_What you need to do_
Write out the whole listing exactly as it stands.

_Raw data_
________________________
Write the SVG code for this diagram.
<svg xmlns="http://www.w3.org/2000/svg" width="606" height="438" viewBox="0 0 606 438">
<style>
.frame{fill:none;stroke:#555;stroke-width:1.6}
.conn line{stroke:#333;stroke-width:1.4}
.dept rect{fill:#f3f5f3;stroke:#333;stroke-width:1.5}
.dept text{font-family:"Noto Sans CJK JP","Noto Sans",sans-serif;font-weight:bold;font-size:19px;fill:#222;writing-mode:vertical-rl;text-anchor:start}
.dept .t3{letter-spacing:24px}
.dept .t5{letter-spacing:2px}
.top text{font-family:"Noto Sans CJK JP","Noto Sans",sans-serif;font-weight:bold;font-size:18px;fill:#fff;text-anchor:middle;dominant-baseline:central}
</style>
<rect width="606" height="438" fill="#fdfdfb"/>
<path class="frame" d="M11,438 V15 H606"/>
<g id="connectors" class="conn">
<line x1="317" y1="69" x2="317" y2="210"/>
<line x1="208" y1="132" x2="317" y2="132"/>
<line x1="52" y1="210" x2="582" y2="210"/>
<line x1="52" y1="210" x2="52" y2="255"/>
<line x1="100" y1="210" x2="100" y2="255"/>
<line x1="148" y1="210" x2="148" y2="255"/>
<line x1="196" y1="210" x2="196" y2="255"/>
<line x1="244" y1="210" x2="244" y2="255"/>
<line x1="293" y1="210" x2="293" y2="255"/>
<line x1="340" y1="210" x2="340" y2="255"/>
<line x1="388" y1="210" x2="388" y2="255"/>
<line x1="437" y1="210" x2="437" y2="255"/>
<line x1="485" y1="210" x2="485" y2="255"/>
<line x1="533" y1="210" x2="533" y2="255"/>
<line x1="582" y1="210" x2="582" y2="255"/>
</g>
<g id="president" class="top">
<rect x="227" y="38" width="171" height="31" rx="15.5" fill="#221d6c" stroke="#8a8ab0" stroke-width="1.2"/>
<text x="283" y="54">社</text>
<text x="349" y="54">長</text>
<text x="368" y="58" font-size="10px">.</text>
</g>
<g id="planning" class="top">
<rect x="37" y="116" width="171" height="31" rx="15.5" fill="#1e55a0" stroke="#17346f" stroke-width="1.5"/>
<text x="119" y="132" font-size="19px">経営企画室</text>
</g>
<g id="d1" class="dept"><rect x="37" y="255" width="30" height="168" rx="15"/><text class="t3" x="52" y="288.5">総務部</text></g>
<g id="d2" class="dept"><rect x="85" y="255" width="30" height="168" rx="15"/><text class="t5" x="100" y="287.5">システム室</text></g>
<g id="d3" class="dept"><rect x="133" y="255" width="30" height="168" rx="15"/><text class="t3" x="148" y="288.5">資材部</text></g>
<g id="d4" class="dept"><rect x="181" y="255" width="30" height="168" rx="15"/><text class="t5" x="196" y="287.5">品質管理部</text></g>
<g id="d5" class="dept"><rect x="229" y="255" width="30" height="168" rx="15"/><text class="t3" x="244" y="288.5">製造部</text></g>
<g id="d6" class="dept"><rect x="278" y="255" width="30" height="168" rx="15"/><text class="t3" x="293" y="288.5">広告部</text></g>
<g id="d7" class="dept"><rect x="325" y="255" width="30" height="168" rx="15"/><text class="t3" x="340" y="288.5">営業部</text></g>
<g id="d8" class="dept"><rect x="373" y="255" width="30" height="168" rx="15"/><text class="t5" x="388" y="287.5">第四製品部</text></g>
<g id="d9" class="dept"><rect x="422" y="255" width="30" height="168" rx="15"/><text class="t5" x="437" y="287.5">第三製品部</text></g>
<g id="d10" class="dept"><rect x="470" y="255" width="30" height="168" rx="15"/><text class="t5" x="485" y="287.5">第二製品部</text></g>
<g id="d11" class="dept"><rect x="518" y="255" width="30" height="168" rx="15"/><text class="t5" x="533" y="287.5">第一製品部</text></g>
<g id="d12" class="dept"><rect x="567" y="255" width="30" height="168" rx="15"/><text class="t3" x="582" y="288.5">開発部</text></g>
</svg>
________________________
_Answer to this exercise_
Write the SVG code for this diagram.
<svg xmlns="http://www.w3.org/2000/svg" width="606" height="438" viewBox="0 0 606 438">
<style>
.frame{fill:none;stroke:#555;stroke-width:1.6}
.conn line{stroke:#333;stroke-width:1.4}
.dept rect{fill:#f3f5f3;stroke:#333;stroke-width:1.5}
.dept text{font-family:"Noto Sans CJK JP","Noto Sans",sans-serif;font-weight:bold;font-size:19px;fill:#222;writing-mode:vertical-rl;text-anchor:start}
.dept .t3{letter-spacing:24px}
.dept .t5{letter-spacing:2px}
.top text{font-family:"Noto Sans CJK JP","Noto Sans",sans-serif;font-weight:bold;font-size:18px;fill:#fff;text-anchor:middle;dominant-baseline:central}
</style>
<rect width="606" height="438" fill="#fdfdfb"/>
<path class="frame" d="M11,438 V15 H606"/>
<g id="connectors" class="conn">
<line x1="317" y1="69" x2="317" y2="210"/>
<line x1="208" y1="132" x2="317" y2="132"/>
<line x1="52" y1="210" x2="582" y2="210"/>
<line x1="52" y1="210" x2="52" y2="255"/>
<line x1="100" y1="210" x2="100" y2="255"/>
<line x1="148" y1="210" x2="148" y2="255"/>
<line x1="196" y1="210" x2="196" y2="255"/>
<line x1="244" y1="210" x2="244" y2="255"/>
<line x1="293" y1="210" x2="293" y2="255"/>
<line x1="340" y1="210" x2="340" y2="255"/>
<line x1="388" y1="210" x2="388" y2="255"/>
<line x1="437" y1="210" x2="437" y2="255"/>
<line x1="485" y1="210" x2="485" y2="255"/>
<line x1="533" y1="210" x2="533" y2="255"/>
<line x1="582" y1="210" x2="582" y2="255"/>
</g>
<g id="president" class="top">
<rect x="227" y="38" width="171" height="31" rx="15.5" fill="#221d6c" stroke="#8a8ab0" stroke-width="1.2"/>
<text x="283" y="54">社</text>
<text x="349" y="54">長</text>
<text x="368" y="58" font-size="10px">.</text>
</g>
<g id="planning" class="top">
<rect x="37" y="116" width="171" height="31" rx="15.5" fill="#1e55a0" stroke="#17346f" stroke-width="1.5"/>
<text x="119" y="132" font-size="19px">経営企画室</text>
</g>
<g id="d1" class="dept"><rect x="37" y="255" width="30" height="168" rx="15"/><text class="t3" x="52" y="288.5">総務部</text></g>
<g id="d2" class="dept"><rect x="85" y="255" width="30" height="168" rx="15"/><text class="t5" x="100" y="287.5">システム室</text></g>
<g id="d3" class="dept"><rect x="133" y="255" width="30" height="168" rx="15"/><text class="t3" x="148" y="288.5">資材部</text></g>
<g id="d4" class="dept"><rect x="181" y="255" width="30" height="168" rx="15"/><text class="t5" x="196" y="287.5">品質管理部</text></g>
<g id="d5" class="dept"><rect x="229" y="255" width="30" height="168" rx="15"/><text class="t3" x="244" y="288.5">製造部</text></g>
<g id="d6" class="dept"><rect x="278" y="255" width="30" height="168" rx="15"/><text class="t3" x="293" y="288.5">広告部</text></g>
<g id="d7" class="dept"><rect x="325" y="255" width="30" height="168" rx="15"/><text class="t3" x="340" y="288.5">営業部</text></g>
<g id="d8" class="dept"><rect x="373" y="255" width="30" height="168" rx="15"/><text class="t5" x="388" y="287.5">第四製品部</text></g>
<g id="d9" class="dept"><rect x="422" y="255" width="30" height="168" rx="15"/><text class="t5" x="437" y="287.5">第三製品部</text></g>
<g id="d10" class="dept"><rect x="470" y="255" width="30" height="168" rx="15"/><text class="t5" x="485" y="287.5">第二製品部</text></g>
<g id="d11" class="dept"><rect x="518" y="255" width="30" height="168" rx="15"/><text class="t5" x="533" y="287.5">第一製品部</text></g>
<g id="d12" class="dept"><rect x="567" y="255" width="30" height="168" rx="15"/><text class="t3" x="582" y="288.5">開発部</text></g>
</svg>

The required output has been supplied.